WORK REQUIRED ->
Quote the data exactly, first line to the line containing "from matplotlib.ticker import MultipleLocator", with no pictures.

SUPPLIED INFORMATION ->
- - -

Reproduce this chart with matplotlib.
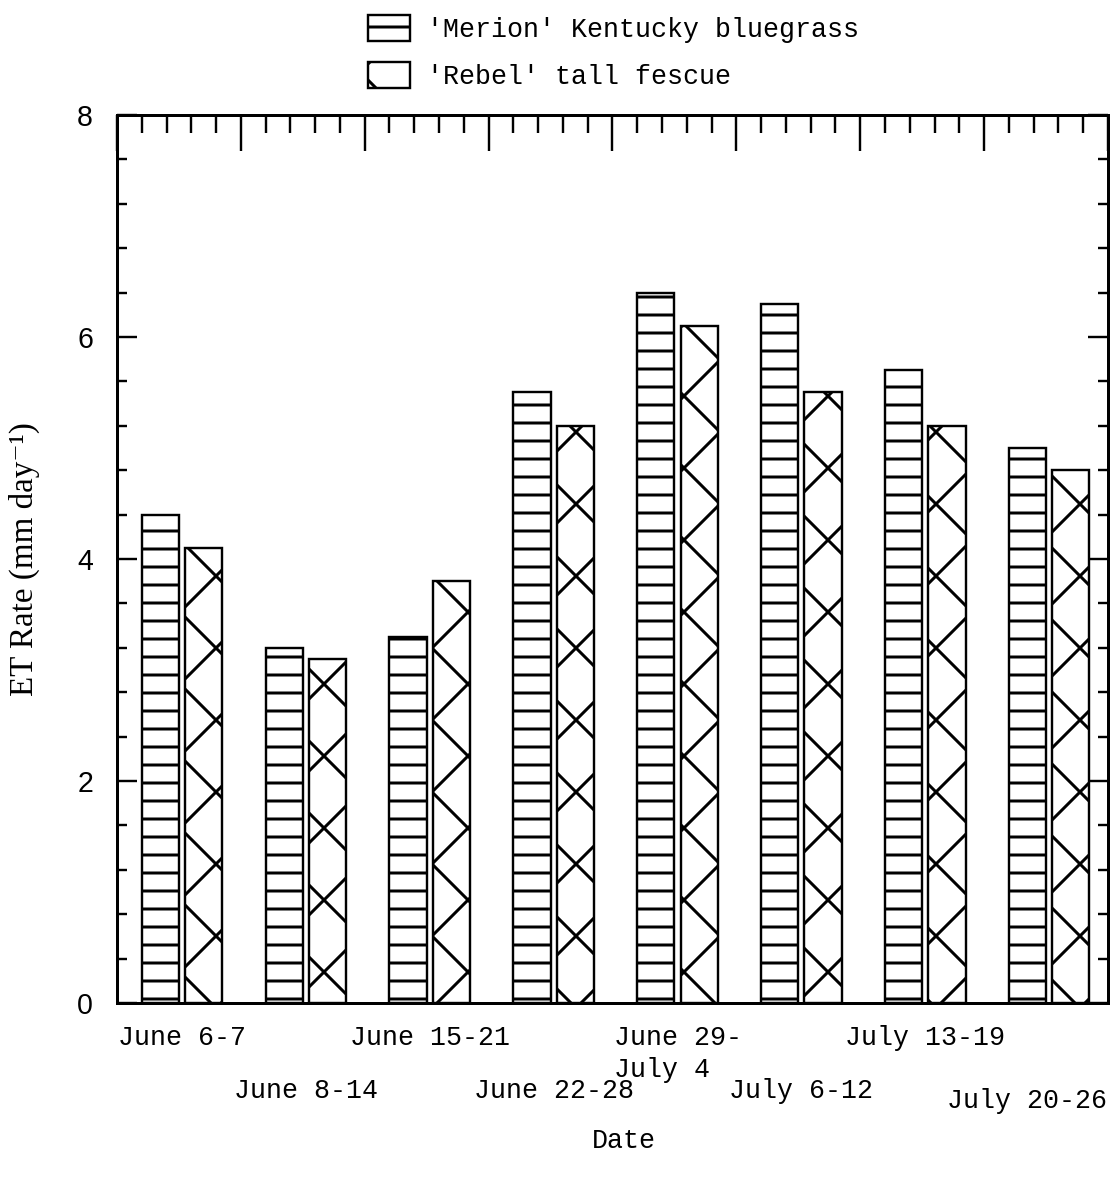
import numpy as np
import matplotlib.pyplot as plt
from matplotlib.ticker import MultipleLocator

# weekly ET rates for the two turfgrasses
periods = ['June 6-7', 'June 8-14', 'June 15-21', 'June 22-28',
           'June 29-\nJuly 4', 'July 6-12', 'July 13-19', 'July 20-26']
merion = [4.4, 3.2, 3.3, 5.5, 6.4, 6.3, 5.7, 5.0]
rebel = [4.1, 3.1, 3.8, 5.2, 6.1, 5.5, 5.2, 4.8]

# date labels are staggered on two rows (offsets in points)
label_dy = [-7.3, -25.0, -7.3, -25.0, -7.3, -25.0, -7.3, -28.5]
label_dx = [0, 0, 0, 0, 0, 0, 0, -7.5]

mono = ['Liberation Mono', 'DejaVu Sans Mono']
serif = ['Liberation Serif', 'DejaVu Serif']

plt.rcParams['hatch.linewidth'] = 1.0
plt.rcParams['hatch.color'] = 'black'

fig = plt.figure(figsize=(1114 / 216, 1184 / 216), dpi=216)
ax = fig.add_axes([0.105, 0.1529, 0.8896, 0.75])

x = np.arange(len(periods))
b1 = ax.bar(x + 0.35, merion, width=0.30, facecolor='white', edgecolor='black',
            linewidth=0.8, hatch='--', label="'Merion' Kentucky bluegrass")
b2 = ax.bar(x + 0.70, rebel, width=0.30, facecolor='white', edgecolor='black',
            linewidth=0.8, hatch='x', label="'Rebel' tall fescue")

ax.set_xlim(0, 8)
ax.set_ylim(0, 8)
ax.xaxis.set_major_locator(MultipleLocator(1))
ax.xaxis.set_minor_locator(MultipleLocator(0.2))
ax.yaxis.set_major_locator(MultipleLocator(2))
ax.yaxis.set_minor_locator(MultipleLocator(0.4))

ax.tick_params(axis='y', which='both', direction='in', left=True, right=True,
               width=0.8, labelsize=9.5, pad=8)
ax.tick_params(axis='y', which='major', length=6.7)
ax.tick_params(axis='y', which='minor', length=3.3)
ax.tick_params(axis='x', which='both', direction='in', top=True, bottom=False,
               labelbottom=False, width=0.8)
ax.tick_params(axis='x', which='major', length=12)
ax.tick_params(axis='x', which='minor', length=6)
for lab in ax.get_yticklabels():
    lab.set_family(['Liberation Sans', 'DejaVu Sans'])
for sp in ax.spines.values():
    sp.set_linewidth(1.0)

# staggered period labels under each pair of bars
centers = x + (0.35 + 0.70) / 2
for cx, text, dx, dy in zip(centers, periods, label_dx, label_dy):
    ax.annotate(text, xy=(cx, 0), xycoords=ax.get_xaxis_transform(),
                xytext=(dx, dy), textcoords='offset points',
                ha='center', va='top', multialignment='left',
                family=mono, fontsize=8.9, linespacing=1.3)

ax.set_ylabel('ET Rate (mm day\u207b\u00b9)', family=serif, fontsize=11)
ax.yaxis.set_label_coords(-0.078, 0.5)
ax.set_xlabel('Date', family=mono, fontsize=8.9)
ax.xaxis.set_label_coords(0.512, -0.141)

fig.legend(handles=[b1, b2], loc='upper left', bbox_to_anchor=(0.330, 0.987),
           frameon=False, borderpad=0, borderaxespad=0,
           handlelength=1.57, handleheight=1.12, handletextpad=0.67,
           labelspacing=0.7, prop={'family': mono, 'size': 8.9})

fig.savefig('out.png', dpi=216, facecolor='white')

- - -

SOLUTION ->
Reproduce this chart with matplotlib.
import numpy as np
import matplotlib.pyplot as plt
from matplotlib.ticker import MultipleLocator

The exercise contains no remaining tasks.